A new pilot program announced on Sept. 12 by Transportation Secretary Sean Duffy could one day see Americans traveling short distances in unmanned aerial taxis.

The Electric Vertical Takeoff and Landing Integration Pilot Program (eIPP) has five components consisting of both piloted and unmanned aircraft, the Federal Aviation Administration said. They are Short-range air taxis; long-range fixed-wing flights; cargo services; new types of airlift methods for emergency management, medical transport, or offshore energy facilities; and enhanced safety and efficiencies in automation for advanced air mobility (AAM) operations.

The five pilot projects are expected to run for three years after the first one becomes operational, the Federal Aviation Administration (FAA) said in a news release. The program will be a public-private partnership between state and local governments and private-sector industries working in conjunction to develop new methods and regulations for safe operations of drones and other types of AAM vehicles, Duffy said.

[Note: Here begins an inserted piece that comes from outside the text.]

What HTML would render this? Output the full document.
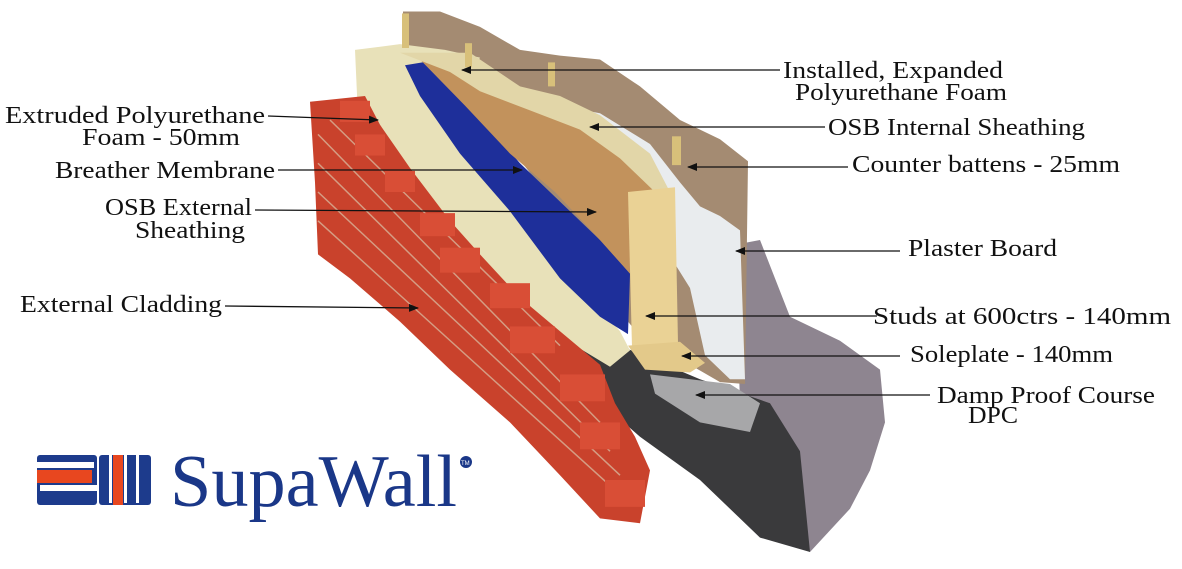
<!DOCTYPE html>
<html><head><meta charset="utf-8"><style>
html,body{margin:0;padding:0;background:#fff}
svg{display:block}
text{font-family:"Liberation Serif",serif;fill:#111}
</style></head><body>
<svg width="1182" height="569" viewBox="0 0 1182 569" xmlns="http://www.w3.org/2000/svg">
<defs>
<marker id="ah" markerWidth="10" markerHeight="8" refX="9" refY="4" orient="auto" markerUnits="userSpaceOnUse">
<path d="M0 0 L10 4 L0 8 Z" fill="#111"/>
</marker>
</defs>
<g transform="scale(1,0.96)">
<!-- concrete -->
<path d="M735 255 L760 250 L775 290 L790 330 L840 355 L880 385 L885 440 L870 490 L850 530 L810 575 L770 540 L760 470 L740 420 Z" fill="#8e8590"/>
<!-- plasterboard -->
<path d="M403 12 L440 12 L480 28 L520 52 L560 58 L600 62 L640 90 L680 125 L720 145 L748 168 L745 400 L720 398 L690 380 L640 350 L600 300 L560 220 L500 140 L430 90 L403 60 Z" fill="#a48b72"/>
<path d="M560 110 L600 118 L650 150 L680 190 L700 215 L720 225 L740 240 L745 395 L730 395 L705 370 L690 300 L660 250 L620 200 L580 150 Z" fill="#e9ecee"/>
<!-- dark block wall -->
<path d="M560 340 L620 360 L700 395 L770 420 L800 470 L810 575 L760 560 L700 500 L640 455 L580 400 Z" fill="#3a3a3c"/>
<path d="M650 390 L730 400 L760 420 L750 450 L700 440 L655 410 Z" fill="#a7a7a9"/>
<!-- foam -->
<path d="M355 52 L400 46 L445 52 L480 60 L470 80 L440 110 L460 160 L520 220 L560 280 L600 320 L620 345 L630 365 L610 382 L575 360 L520 330 L450 290 L400 250 L362 215 Z" fill="#e8e1b9"/>
<path d="M405 68 L440 62 L470 110 L520 170 L560 210 L600 250 L630 285 L628 348 L600 330 L560 290 L510 220 L460 160 L420 100 Z" fill="#1e2f9a"/>
<path d="M420 62 L470 60 L520 100 L580 120 L620 150 L650 175 L670 200 L630 205 L630 285 L600 250 L555 200 L510 160 L465 110 Z" fill="#c2925c"/>
<path d="M400 55 L470 55 L520 90 L560 100 L600 120 L650 160 L670 200 L655 200 L620 165 L580 135 L530 115 L480 95 L450 75 Z" fill="#e2d6a8"/>
<!-- stud -->
<path d="M628 200 L675 195 L678 358 L632 362 Z" fill="#ead295"/>
<path d="M628 360 L680 356 L705 378 L690 388 L645 385 Z" fill="#e3c98a"/>
<rect x="402" y="14" width="7" height="36" fill="#d8c07a"/>
<rect x="465" y="45" width="7" height="25" fill="#d8c07a"/>
<rect x="548" y="65" width="7" height="25" fill="#d8c07a"/>
<rect x="672" y="142" width="9" height="30" fill="#d8c07a"/>
<!-- bricks -->
<path d="M310 106 L365 100 L380 130 L410 175 L450 230 L480 265 L520 310 L560 345 L600 380 L615 420 L635 455 L650 490 L640 545 L600 540 L560 495 L510 440 L450 385 L400 335 L350 290 L318 265 L315 190 Z" fill="#c9422c"/>
<g stroke="#d8b49a" stroke-width="1.5" fill="none" opacity="0.8">
<path d="M318 140 L600 440"/><path d="M318 170 L610 470"/><path d="M318 200 L620 495"/><path d="M318 230 L625 520"/><path d="M330 125 L560 360"/>
</g>
<g fill="#d94e36">
<rect x="340" y="105" width="30" height="22"/><rect x="355" y="140" width="30" height="22"/><rect x="385" y="178" width="30" height="22"/><rect x="420" y="222" width="35" height="24"/><rect x="440" y="258" width="40" height="26"/><rect x="490" y="295" width="40" height="26"/><rect x="510" y="340" width="45" height="28"/><rect x="560" y="390" width="45" height="28"/><rect x="580" y="440" width="40" height="28"/><rect x="605" y="500" width="40" height="28"/>
</g>
</g>
<!-- leader lines -->
<g stroke="#111" stroke-width="1.3" marker-end="url(#ah)">
<line x1="268" y1="116" x2="378" y2="120"/>
<line x1="278" y1="170" x2="522" y2="170"/>
<line x1="255" y1="210" x2="596" y2="212"/>
<line x1="225" y1="306" x2="418" y2="308"/>
<line x1="780" y1="70" x2="462" y2="70"/>
<line x1="825" y1="127" x2="590" y2="127"/>
<line x1="848" y1="167" x2="688" y2="167"/>
<line x1="900" y1="251" x2="736" y2="251"/>
<line x1="877" y1="316" x2="646" y2="316"/>
<line x1="900" y1="356" x2="682" y2="356"/>
<line x1="930" y1="395" x2="696" y2="395"/>
</g>
<!-- labels -->
<g font-size="24">
<text x="5" y="123" textLength="260" lengthAdjust="spacingAndGlyphs">Extruded Polyurethane</text>
<text x="82" y="145" textLength="158" lengthAdjust="spacingAndGlyphs">Foam - 50mm</text>
<text x="55" y="178" textLength="220" lengthAdjust="spacingAndGlyphs">Breather Membrane</text>
<text x="105" y="215" textLength="147" lengthAdjust="spacingAndGlyphs">OSB External</text>
<text x="135" y="238" textLength="110" lengthAdjust="spacingAndGlyphs">Sheathing</text>
<text x="20" y="312" textLength="202" lengthAdjust="spacingAndGlyphs">External Cladding</text>
<text x="783" y="78" textLength="220" lengthAdjust="spacingAndGlyphs">Installed, Expanded</text>
<text x="795" y="100" textLength="212" lengthAdjust="spacingAndGlyphs">Polyurethane Foam</text>
<text x="828" y="135" textLength="257" lengthAdjust="spacingAndGlyphs">OSB Internal Sheathing</text>
<text x="852" y="172" textLength="268" lengthAdjust="spacingAndGlyphs">Counter battens - 25mm</text>
<text x="908" y="256" textLength="149" lengthAdjust="spacingAndGlyphs">Plaster Board</text>
<text x="873" y="324" textLength="298" lengthAdjust="spacingAndGlyphs">Studs at 600ctrs - 140mm</text>
<text x="910" y="362" textLength="203" lengthAdjust="spacingAndGlyphs">Soleplate - 140mm</text>
<text x="937" y="403" textLength="218" lengthAdjust="spacingAndGlyphs">Damp Proof Course</text>
<text x="968" y="423" textLength="50" lengthAdjust="spacingAndGlyphs">DPC</text>
</g>
<!-- logo -->
<rect x="37" y="455" width="60" height="50" rx="3" fill="#1d3b8c"/>
<rect x="37" y="470" width="55" height="13" fill="#e8471f"/>
<rect x="37" y="462" width="57" height="6" fill="#fff"/>
<rect x="40" y="485" width="57" height="6" fill="#fff"/>
<rect x="99" y="455" width="52" height="50" rx="3" fill="#1d3b8c"/>
<rect x="113" y="455" width="10" height="50" fill="#e8471f"/>
<rect x="109" y="455" width="3" height="48" fill="#fff"/><rect x="124" y="455" width="3" height="48" fill="#fff"/><rect x="136" y="455" width="3" height="48" fill="#fff"/>
<text x="170" y="506" font-size="74" textLength="287" lengthAdjust="spacingAndGlyphs" style="fill:#1a3788">SupaWall</text>
<circle cx="466" cy="462" r="6" fill="#1a3788"/>
<text x="461" y="465" font-size="6" style="fill:#fff;font-family:'Liberation Sans',sans-serif">TM</text>
</svg>
</body></html>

“The next great technological revolution in aviation is here,” he said.

“The United States will lead the way, and doing so will cement America’s status as a global leader in transportation innovation. By safely testing the deployment of these futuristic air taxis and other AAM vehicles, we can fundamentally improve how the traveling public and products move.”

The action follows a June 6 executive order by President Donald Trump to put America at the forefront of the nascent drone and unmanned aircraft industry, which is crucial to reshaping the future of aviation, the order stated. Emerging technologies—especially electric vertical takeoff and landing—have the potential to modernize the way cargo and passengers are transported, the order noted.